[Start of RECORDS FOR THIS TASK]
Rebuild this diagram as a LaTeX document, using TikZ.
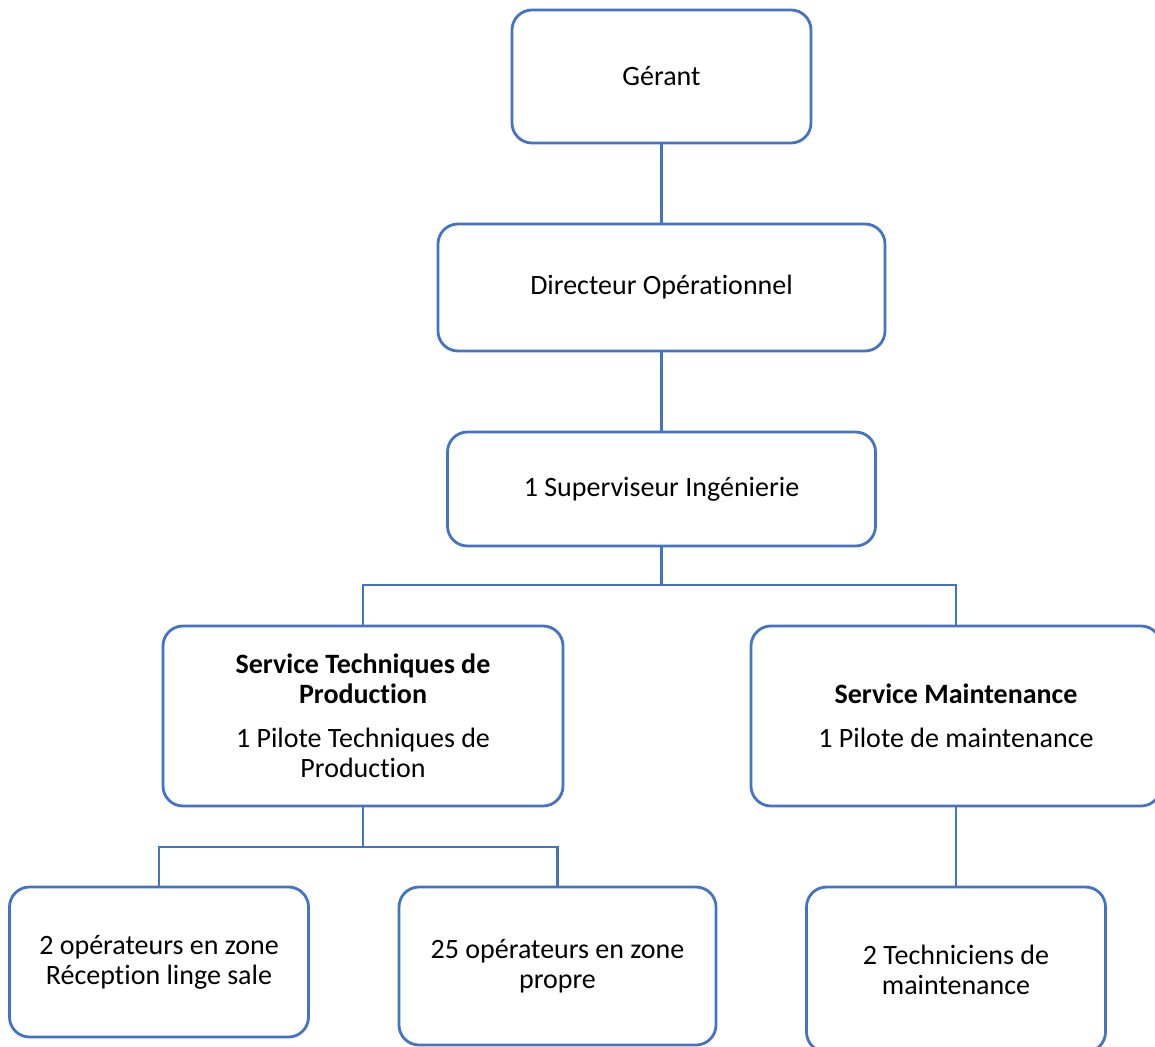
\documentclass[tikz,border=0pt]{standalone}
\usepackage{fontspec}
\setmainfont[Ligatures={NoCommon}]{Carlito}
\definecolor{obl}{HTML}{4472C4}
\begin{document}
\begin{tikzpicture}[x=0.5pt,y=-0.5pt,
  box/.style={draw=obl,line width=1.4pt,rounded corners=10pt,fill=white,align=center,
    font=\fontsize{14}{15}\selectfont,inner sep=0pt},
  link/.style={draw=obl,line width=1.2pt}]
\useasboundingbox (0,0) rectangle (1155,1047);
\clip (0,0) rectangle (1155,1047);
\fill[white] (0,0) rectangle (1155,1047);
\node[box,minimum width=149.5pt,minimum height=66.5pt] (ger) at (661.5,76.5) {Gérant};
\node[box,minimum width=223.5pt,minimum height=63.5pt] (dir) at (661.5,287.5) {Directeur Opérationnel};
\node[box,minimum width=214pt,minimum height=57pt] (sup) at (661.5,489) {1 Superviseur Ingénierie};
\node[box,minimum width=200pt,minimum height=90pt] (stp) at (363,716)
  {\textbf{Service Techniques de}\\\textbf{Production}\\[7pt]1 Pilote Techniques de\\Production};
\node[box,minimum width=205pt,minimum height=90pt] (sm) at (956,716)
  {\textbf{Service Maintenance}\\[7pt]1 Pilote de maintenance};
\node[box,minimum width=149.5pt,minimum height=75pt] (b1) at (159,962)
  {2 opérateurs en zone\\Réception linge sale};
\node[box,minimum width=158.5pt,minimum height=79pt] (b2) at (557.5,966)
  {25 opérateurs en zone\\propre};
\node[box,minimum width=149.5pt,minimum height=82.5pt] (b3) at (956,969.5)
  {2 Techniciens de\\maintenance};
\coordinate (j1) at (661.5,585);
\coordinate (j2) at (363,847);
\draw[link] (ger.south) -- (dir.north);
\draw[link] (dir.south) -- (sup.north);
\draw[link] (sup.south) -- (j1);
\draw[link] (j1) -| (stp.north);
\draw[link] (j1) -| (sm.north);
\draw[link] (stp.south) -- (j2);
\draw[link] (j2) -| (b1.north);
\draw[link] (j2) -| (b2.north);
\draw[link] (sm.south) -- (b3.north);
\end{tikzpicture}
\end{document}
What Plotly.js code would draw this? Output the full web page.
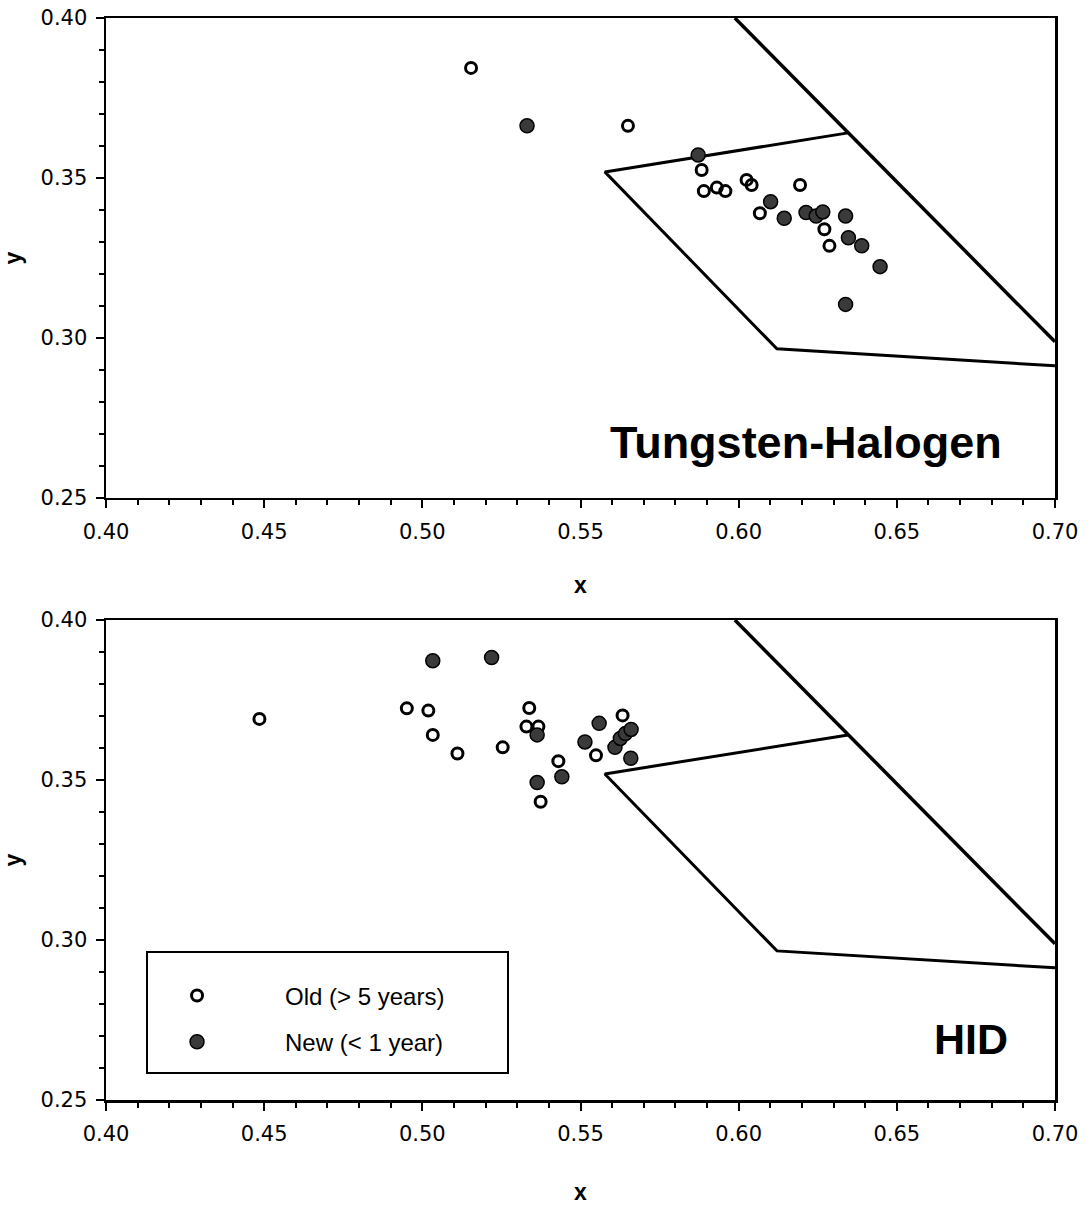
[End of RECORDS FOR THIS TASK]
• **AIM OF THE EXERCISE**
In your copy, repeat each record exactly and include no pictures.

• **ANSWER**
Rebuild this diagram as a LaTeX document, using TikZ.
\documentclass[tikz,border=0pt]{standalone}
\usepackage{fontspec}
\setmainfont[Ligatures={NoCommon}]{Carlito}
\definecolor{obl}{HTML}{4472C4}
\begin{document}
\begin{tikzpicture}[x=0.5pt,y=-0.5pt,
  box/.style={draw=obl,line width=1.4pt,rounded corners=10pt,fill=white,align=center,
    font=\fontsize{14}{15}\selectfont,inner sep=0pt},
  link/.style={draw=obl,line width=1.2pt}]
\useasboundingbox (0,0) rectangle (1155,1047);
\clip (0,0) rectangle (1155,1047);
\fill[white] (0,0) rectangle (1155,1047);
\node[box,minimum width=149.5pt,minimum height=66.5pt] (ger) at (661.5,76.5) {Gérant};
\node[box,minimum width=223.5pt,minimum height=63.5pt] (dir) at (661.5,287.5) {Directeur Opérationnel};
\node[box,minimum width=214pt,minimum height=57pt] (sup) at (661.5,489) {1 Superviseur Ingénierie};
\node[box,minimum width=200pt,minimum height=90pt] (stp) at (363,716)
  {\textbf{Service Techniques de}\\\textbf{Production}\\[7pt]1 Pilote Techniques de\\Production};
\node[box,minimum width=205pt,minimum height=90pt] (sm) at (956,716)
  {\textbf{Service Maintenance}\\[7pt]1 Pilote de maintenance};
\node[box,minimum width=149.5pt,minimum height=75pt] (b1) at (159,962)
  {2 opérateurs en zone\\Réception linge sale};
\node[box,minimum width=158.5pt,minimum height=79pt] (b2) at (557.5,966)
  {25 opérateurs en zone\\propre};
\node[box,minimum width=149.5pt,minimum height=82.5pt] (b3) at (956,969.5)
  {2 Techniciens de\\maintenance};
\coordinate (j1) at (661.5,585);
\coordinate (j2) at (363,847);
\draw[link] (ger.south) -- (dir.north);
\draw[link] (dir.south) -- (sup.north);
\draw[link] (sup.south) -- (j1);
\draw[link] (j1) -| (stp.north);
\draw[link] (j1) -| (sm.north);
\draw[link] (stp.south) -- (j2);
\draw[link] (j2) -| (b1.north);
\draw[link] (j2) -| (b2.north);
\draw[link] (sm.south) -- (b3.north);
\end{tikzpicture}
\end{document}
What Plotly.js code would draw this? Output the full web page.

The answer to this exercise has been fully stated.